Hoy, en un México en extremo violento, donde alguien puede ganar hasta 20 mil pesos por ostentar el título jefe de sicarios o siete mil pesos por ser un asesino a sueldo, las aspiraciones de nuestra juventud son otras. El poder, la ambición, el dinero fácil, entre múltiples factores, pasaron de poner en las mentes de nuestros niños el meter los goles de chilenita ovacionados por multitudes a jalar el gatillo para asesinar a otra persona y ganarse el “prestigio” de ser los más cabrones.
Ahora que estamos en tiempos electorales, la mayoría de los candidatos promete erradicar esa violencia como si fuera cosa de sacar un chip y cambiarlo por otro, pero pocos reparan en las raíces familiares y sociales que tergiversaron los destinos de nuestra niñez. Mientras no se atiendan las causas de fondo y se trabaje de una manera constante e intensa, poco cambiará nuestra realidad.

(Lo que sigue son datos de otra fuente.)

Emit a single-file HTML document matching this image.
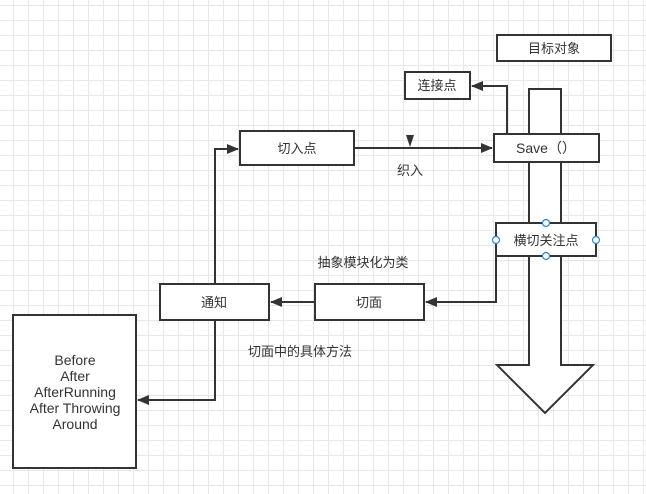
<!DOCTYPE html>
<html><head><meta charset="utf-8"><style>
html,body{margin:0;padding:0;}
body{width:646px;height:494px;background:#fff;overflow:hidden;position:relative;
background-image:linear-gradient(to right,#e8e8e8 1px,transparent 1px),linear-gradient(to bottom,#e8e8e8 1px,transparent 1px);
background-size:15px 15px;background-position:13px 5px;}
svg{position:absolute;left:0;top:0;}
text{font-family:"Liberation Sans","Noto Sans CJK SC",sans-serif;font-size:13px;fill:#333;text-anchor:middle;}
text.e{font-size:14px;}
</style></head><body>
<svg width="646" height="494" viewBox="0 0 646 494">
<defs><marker id="a" markerWidth="12" markerHeight="10" refX="11" refY="5" orient="auto" markerUnits="userSpaceOnUse"><path d="M0,0 L12,5 L0,10 Z" fill="#333"/></marker></defs>
<g stroke="#333" stroke-width="2" fill="#fff">
<path d="M529,89 H561 V365 H593 L545,413 L497,365 H529 Z"/>
<rect x="497" y="35" width="114" height="26"/>
<rect x="405" y="72" width="65" height="27"/>
<rect x="494" y="134" width="105" height="28"/>
<rect x="496" y="223" width="100" height="33"/>
<rect x="240" y="131" width="114" height="34"/>
<rect x="160" y="284" width="109" height="36"/>
<rect x="315" y="284" width="109" height="36"/>
<rect x="13" y="315" width="123" height="153"/>
</g>
<g stroke="#333" stroke-width="2" fill="none">
<path d="M354,148 H492" marker-end="url(#a)"/>
<path d="M507,134 V86 H472" marker-end="url(#a)"/>
<path d="M496,256 V302 H426" marker-end="url(#a)"/>
<path d="M315,302 H271" marker-end="url(#a)"/>
<path d="M215,284 V149 H238" marker-end="url(#a)"/>
<path d="M215,320 V400 H138" marker-end="url(#a)"/>
</g>
<path d="M406,135 L414,135 L410,147 Z" fill="#333"/>
<g fill="#fff" stroke="#1e88e5" stroke-width="1.2">
<circle cx="546" cy="223" r="3.5"/><circle cx="546" cy="256" r="3.5"/>
<circle cx="496" cy="240" r="3.5"/><circle cx="596" cy="240" r="3.5"/>
</g>
<text x="554" y="53">目标对象</text>
<text x="437" y="90">连接点</text>
<text x="546" y="153" class="e">Save（）</text>
<text x="546" y="245">横切关注点</text>
<text x="297" y="153">切入点</text>
<text x="214" y="307">通知</text>
<text x="369" y="307">切面</text>
<text x="410" y="175">织入</text>
<text x="363" y="267">抽象模块化为类</text>
<text x="300" y="356">切面中的具体方法</text>
<text x="75" y="365" class="e">Before</text>
<text x="75" y="381" class="e">After</text>
<text x="75" y="397" class="e">AfterRunning</text>
<text x="75" y="413" class="e">After Throwing</text>
<text x="75" y="429" class="e">Around</text>
</svg>
</body></html>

Ojalá que en el futuro las calles vuelvan a llenarse de infantes que detienen el tráfico con piedras como portería y que los balones vuelvan a romper los cristales de las casas por tiros libres mal ejecutados. Que los gritos de ¡bolita!, ¡bolita!, ¡pásala!, ¡pásala!… ¡goooool! resuenen en lugar de los gritos de miedo; que los balones sean los que surquen los aires y no las balas. Que México llegue al quinto partido, que sea campeón del mundo gracias a esta y a nuevas generaciones, que los morros no quieran ni deban volver a tocar nunca más un arma. Crucemos los dedos.